Интерпретация картины, на которой изображены одна или несколько птиц, конечно, зависит от контекста. Например, в знаменитом произведении «Птичий двор» Яна Стена или картинах с птицами Мельхиора де Хондекутера бессмысленно искать эротический подтекст.
Следующая картина Метсю «Дар охотника» – метафора попытки соблазнения. Кроме куропатки, которую мужчина предлагает женщине, композиция содержит еще несколько недвусмысленных деталей, – шитье на коленях женщины, статуэтка Купидона на шкафу, мюли и ружье на полу (рядом с уткой). Зрителю остаётся размышлять над моральным выбором женщины – согласится ли она на ухаживания (её взгляд устремлен на птицу) или сохранит девичью честь (её рука тянется к молитвеннику на столе).
Статуэтка Купидона похожа на ту, которая изображена в одной из версий «визит доктора» или «тоскующая по любви молодая женщина» Яна Стена в Маурицхёйсе, представления с отчетливо эротическим характером. Ян Стен создал более двадцати картин на эту тему.
Метсю был одаренным визуальным рассказчиком, чье мастерство действительно вызывает эмоции. Он часто оставлял повествовательные картины открытыми, вовлекая зрителя в увлекательные моменты. Особенно очевидно в таких работах как «Нарушитель». Напряжение и театральная драма картины, наряду с пространственной ясностью, гармонией цветов, текучестью мазков и элегантностью фигур, делают её одним из его лучших шедевров. Сцена кажется взятой из жизни, но исход встречи неизвестен. Почему офицер ворвался в комнату, и какая из двух прекрасных девушек – объект его желания?
Женская обувь часто фигурирует в амурных сценах, отражая чувственность. У голландцев в 16 и 17 веках было несколько выражений, сравнивающих обувь с женщинами. «Наступить на чей-то ботинок» (Iemand de schoen uit de voet treden) говорили относительно похищения девушки, «чья-то старая туфля» (Iemands oude schoen) – так называли женщину, которая была уже любовницей кого-то. В весьма уничижительном смысле женщин с дурной репутацией сравнивали с изношенными туфлями.

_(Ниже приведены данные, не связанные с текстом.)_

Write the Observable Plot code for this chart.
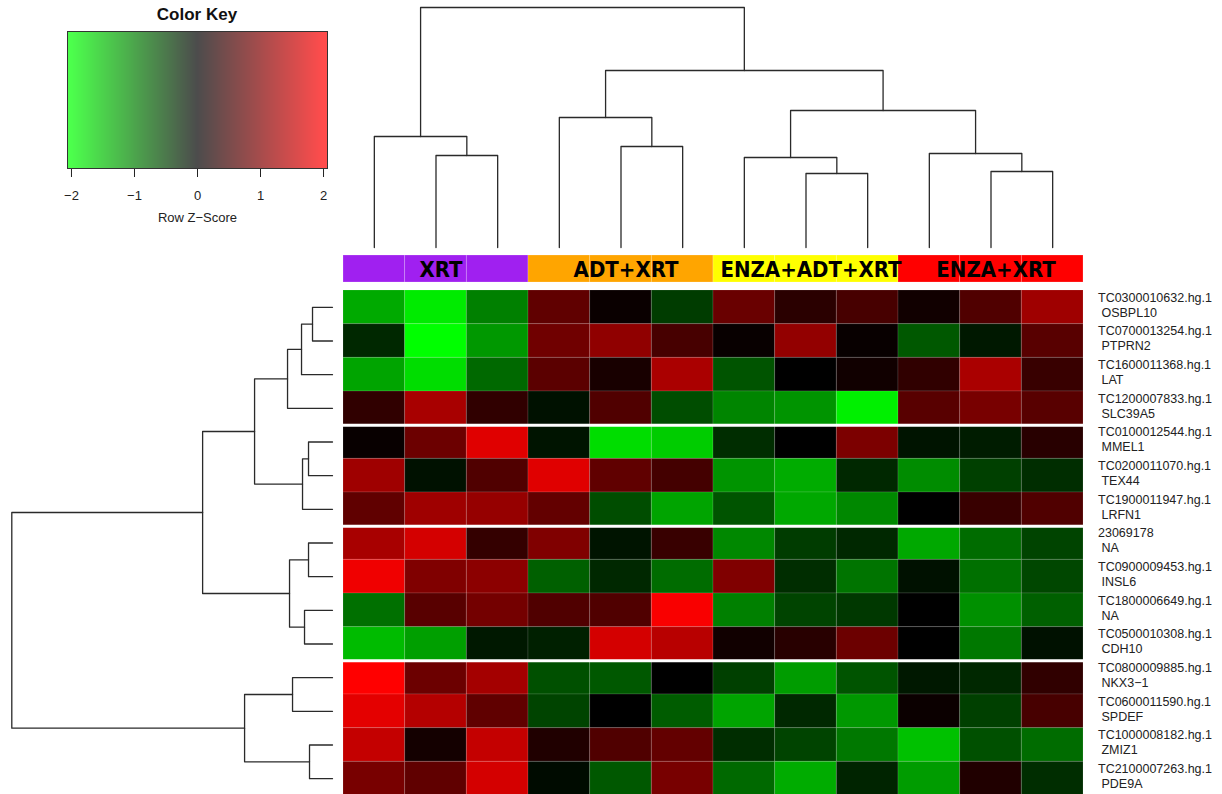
<!DOCTYPE html>
<html><head><meta charset="utf-8">
<script src="https://cdn.jsdelivr.net/npm/d3@7"></script>
<script src="https://cdn.jsdelivr.net/npm/@observablehq/plot@0.6"></script>
<style>
html,body{margin:0;padding:0;background:#fff;}
#root{position:relative;width:1222px;height:794px;overflow:hidden;font-family:"Liberation Sans",Arial,Helvetica,sans-serif;}
#root > *{position:absolute;}
#keytitle{left:97px;width:200px;top:5px;text-align:center;font-weight:bold;font-size:17px;line-height:20px;color:#111;}
</style></head><body><div id="root"><div id="keytitle">Color Key</div></div>
<script>
// ---------------- data ----------------
const groups = ["XRT", "ADT+XRT", "ENZA+ADT+XRT", "ENZA+XRT"];
const groupColors = ["#a020f0", "#ffa500", "#ffff00", "#ff0000"];
const columnGroups = ["XRT","XRT","XRT","ADT+XRT","ADT+XRT","ADT+XRT",
  "ENZA+ADT+XRT","ENZA+ADT+XRT","ENZA+ADT+XRT","ENZA+XRT","ENZA+XRT","ENZA+XRT"];
const probeIds = ["TC0300010632.hg.1","TC0700013254.hg.1","TC1600011368.hg.1","TC1200007833.hg.1",
  "TC0100012544.hg.1","TC0200011070.hg.1","TC1900011947.hg.1","23069178",
  "TC0900009453.hg.1","TC1800006649.hg.1","TC0500010308.hg.1","TC0800009885.hg.1",
  "TC0600011590.hg.1","TC1000008182.hg.1","TC2100007263.hg.1"];
const geneNames = ["OSBPL10","PTPRN2","LAT","SLC39A5","MMEL1","TEX44","LRFN1","NA",
  "INSL6","NA","CDH10","NKX3\u22121","SPDEF","ZMIZ1","PDE9A"];
const zScores = [
  [-1.33,-1.84,-1.00, 0.75, 0.08,-0.47, 0.82, 0.33, 0.56, 0.13, 0.63, 1.25],
  [-0.31,-2.00,-1.19, 0.88, 1.13, 0.56, 0.06, 1.15, 0.06,-0.69,-0.19, 0.69],
  [-1.29,-1.73,-0.82, 0.71, 0.19, 1.33,-0.66, 0.00, 0.13, 0.38, 1.33, 0.44],
  [ 0.38, 1.32, 0.38,-0.13, 0.63,-0.60,-1.04,-1.16,-1.88, 0.69, 0.94, 0.69],
  [ 0.06, 0.85, 1.76,-0.16,-1.73,-1.60,-0.35, 0.00, 0.97,-0.16,-0.22, 0.31],
  [ 1.25,-0.13, 0.63, 1.76, 0.75, 0.53,-1.16,-1.35,-0.31,-1.10,-0.50,-0.35],
  [ 0.75, 1.25, 1.18, 0.78,-0.60,-1.29,-0.66,-1.32,-1.07, 0.00, 0.44, 0.63],
  [ 1.32, 1.66, 0.41, 1.00,-0.16, 0.44,-1.07,-0.47,-0.31,-1.32,-0.85,-0.53],
  [ 1.88, 1.00, 1.10,-0.75,-0.31,-0.85, 1.00,-0.35,-0.91,-0.13,-0.88,-0.56],
  [-0.88, 0.69, 0.91, 0.63, 0.63, 1.95,-1.00,-0.53,-0.44, 0.00,-1.13,-0.75],
  [-1.47,-1.25,-0.19,-0.25, 1.66, 1.44, 0.13, 0.31, 0.85, 0.00,-0.94,-0.13],
  [ 2.00, 0.85, 1.29,-0.63,-0.69, 0.00,-0.50,-1.22,-0.66,-0.19,-0.31, 0.38],
  [ 1.79, 1.41, 0.75,-0.53, 0.00,-0.72,-1.29,-0.31,-1.19, 0.09,-0.50, 0.56],
  [ 1.54, 0.16, 1.54, 0.25, 0.63, 0.78,-0.35,-0.53,-0.94,-1.51,-0.63,-0.85],
  [ 0.94, 0.75, 1.66,-0.09,-0.69, 0.94,-0.82,-1.35,-0.28,-1.22, 0.25,-0.35]
];
const rowSeparators = [4, 7, 11];
// hclust-style merges (negative = leaf in display order, positive = earlier merge)
const colMerge = [[-2,-3],[-1,1],[-5,-6],[-4,3],[-8,-9],[-7,5],[-11,-12],[-10,7],[6,8],[4,9],[2,10]];
const colHeights = [9.2, 11.1, 10.1, 13.0, 7.4, 9.0, 7.6, 9.4, 13.7, 17.7, 24.0];
const rowMerge = [[-1,-2],[-3,1],[-4,2],[-5,-6],[-7,4],[3,5],[-8,-9],[-10,-11],[7,8],[6,9],[-12,-13],[-14,-15],[11,12],[10,13]];
const rowHeights = [2.0, 3.1, 4.5, 2.4, 3.0, 7.8, 2.4, 2.8, 4.3, 13.0, 4.0, 2.3, 8.8, 32.1];
const keyTicks = [-2, -1, 0, 1, 2];
const keyLimits = [-2.063, 2.063];

// ---------------- helpers ----------------
const colorScale = {type: "linear", domain: [-2, 0, 2], range: ["#00ff00", "#000000", "#ff0000"], interpolate: "rgb", clamp: true};
function dendro(merge, heights) {
  const pos = [], segs = [];
  const get = m => m < 0 ? {p: -m - 0.5, h: 0} : {p: pos[m - 1], h: heights[m - 1]};
  merge.forEach(([a, b], k) => {
    const A = get(a), B = get(b), h = heights[k];
    pos[k] = (A.p + B.p) / 2;
    segs.push({id: k, p: A.p, h: A.h}, {id: k, p: A.p, h}, {id: k, p: B.p, h}, {id: k, p: B.p, h: B.h});
  });
  return segs;
}
const root = document.getElementById("root");
function place(el, left, top) { el.style.left = left + "px"; el.style.top = top + "px"; el.style.overflow = "visible"; root.appendChild(el); }
const nCols = columnGroups.length, nRows = probeIds.length;
const cells = [];
zScores.forEach((row, r) => row.forEach((z, c) => cells.push({r, c, z})));

// ---------------- colour key ----------------
const nSteps = 260;
const step = (keyLimits[1] - keyLimits[0]) / nSteps;
const keySteps = d3.range(nSteps).map(i => keyLimits[0] + i * step);
place(Plot.plot({
  width: 340, height: 240, marginLeft: 67, marginRight: 13, marginTop: 31, marginBottom: 72,
  style: {fontFamily: "Liberation Sans, Arial, sans-serif", fontSize: "13px", color: "#222", background: "transparent"},
  x: {domain: keyLimits, ticks: keyTicks, tickSize: 9, tickPadding: 13, tickFormat: d => String(d).replace("-", "\u2212"),
      label: "Row Z\u2212Score", labelAnchor: "center", labelOffset: 53, labelArrow: "none"},
  y: {domain: [0, 1], axis: null},
  color: colorScale,
  marks: [
    Plot.rect(keySteps, {x1: v => v, x2: v => v + step, y1: 0, y2: 1, fill: v => v + step / 2, fillOpacity: 0.7, shapeRendering: "crispEdges"}),
    Plot.frame({stroke: "#333"})
  ]
}), 0, 0);

// ---------------- top dendrogram ----------------
place(Plot.plot({
  width: 740, height: 250, margin: 0,
  x: {domain: [0, nCols], range: [0, 740], axis: null},
  y: {domain: [0, 24], range: [247, 7], axis: null},
  marks: [Plot.line(dendro(colMerge, colHeights), {x: "p", y: "h", z: "id", stroke: "#2a2a2a", strokeWidth: 1.3, curve: "linear"})]
}), 343, 0);

// ---------------- column side colours ----------------
place(Plot.plot({
  width: 740, height: 27, margin: 0,
  x: {domain: [0, nCols], range: [0, 740], axis: null},
  y: {domain: [0, 1], range: [0, 27], axis: null},
  color: {type: "ordinal", domain: groups, range: groupColors},
  marks: [
    Plot.rect(columnGroups, {x1: (g, i) => i, x2: (g, i) => i + 1, y1: 0, y2: 1, fill: g => g, stroke: "#fff", strokeOpacity: 0.25, strokeWidth: 0.8}),
    Plot.text(groups, {
      x: g => d3.mean(columnGroups.map((cg, i) => cg === g ? i + 0.5 : null).filter(v => v !== null)),
      y: 0.5, text: g => g, dx: 5, dy: 1, fill: "#000", fontWeight: "bold", fontSize: 22,
      fontFamily: "DejaVu Sans Condensed, Liberation Sans Narrow, sans-serif"
    })
  ]
}), 343, 255);

// ---------------- heatmap + row labels ----------------
place(Plot.plot({
  width: 879, height: 505, marginLeft: 0, marginRight: 139, marginTop: 0, marginBottom: 0,
  style: {fontFamily: "Liberation Sans, Arial, sans-serif", background: "transparent"},
  x: {domain: [0, nCols], range: [0, 740], axis: null},
  y: {domain: [0, nRows], range: [0, 505], axis: null},
  color: colorScale,
  marks: [
    Plot.rect(cells, {x1: d => d.c, x2: d => d.c + 1, y1: d => d.r, y2: d => d.r + 1, fill: "z", stroke: "#fff", strokeOpacity: 0.12, strokeWidth: 1}),
    Plot.ruleY(rowSeparators, {stroke: "#fff", strokeWidth: 3}),
    Plot.text(probeIds, {
      x: nCols, y: (d, i) => i + 0.5, text: (d, i) => d + "\n\u00a0" + geneNames[i],
      textAnchor: "start", lineAnchor: "middle", lineHeight: 1.2, dx: 14.5, dy: -3,
      fontSize: 12.5, fill: "#222"
    })
  ]
}), 343, 290);

// ---------------- row dendrogram ----------------
place(Plot.plot({
  width: 343, height: 505, margin: 0,
  x: {domain: [0, 32.1], range: [332, 11.3], axis: null},
  y: {domain: [0, nRows], range: [0, 505], axis: null},
  marks: [Plot.line(dendro(rowMerge, rowHeights), {x: "h", y: "p", z: "id", stroke: "#2a2a2a", strokeWidth: 1.3})]
}), 0, 290);
</script>
</body></html>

Ich weisz am besten wo mich der Schuch drückt» (Я лучше знаю, что меня беспокоит), – гласит надпись над гравюрой 1635 года страсбургского гравера Якоба Ван дер Хейдена. На ней молодой человек снимает с ножки девушки туфлю, очевидно, в качестве первого этапа серии пылких действий. Всё в жестах и позах предполагает галантную сцену. На двух картинах на заднем плане изображены сцены охоты, которые могут намекать на любовную охоту. Ниже гравюры на французском и итальянском написано: «Ты видишь мою красивую и новую туфлю, но не знаешь, где она мне давит».
Во многих любовных сценах женщина занята шитьем или вышиванием. Это мастерство можно понимать как символ добродетели, трудолюбия, но также и в эротическом смысле. В историческом «Словаре голландского языка» (WNT) со словами, известными с 1500 года (до 1976 года), приводится ряд ярких примеров использования «naaien» (шить) в 16 и 17 веках во всевозможных неподобающих выражениях.
В композиции «Спящий охотник» Габриеля Метсю мужчина в тяжелом забытьи, прислонившись спиной к стене дома или гостиницы. На невысокой загородке, у которой стоит охотничье ружье, лежит подстреленный фазан. Из окна, выглядывает мужчина, который делает левой рукой жест, привлекая внимание зрителя. Этот жест связан, по композиции и значению, с мёртвым петухом, свисающим с голого дерева. Выпитый алкоголь сделал охотника неспособным пожинать плоды своего «охотничьего мастерства». О сексуальном бессилии говорит спущенный чулок, потухшая трубка и просыпанный табак, открытый кувшин у ног. Мужчина, выглядывающий из окна, готов украсть «птицу» охотника или пофлиртовать с хозяйкой.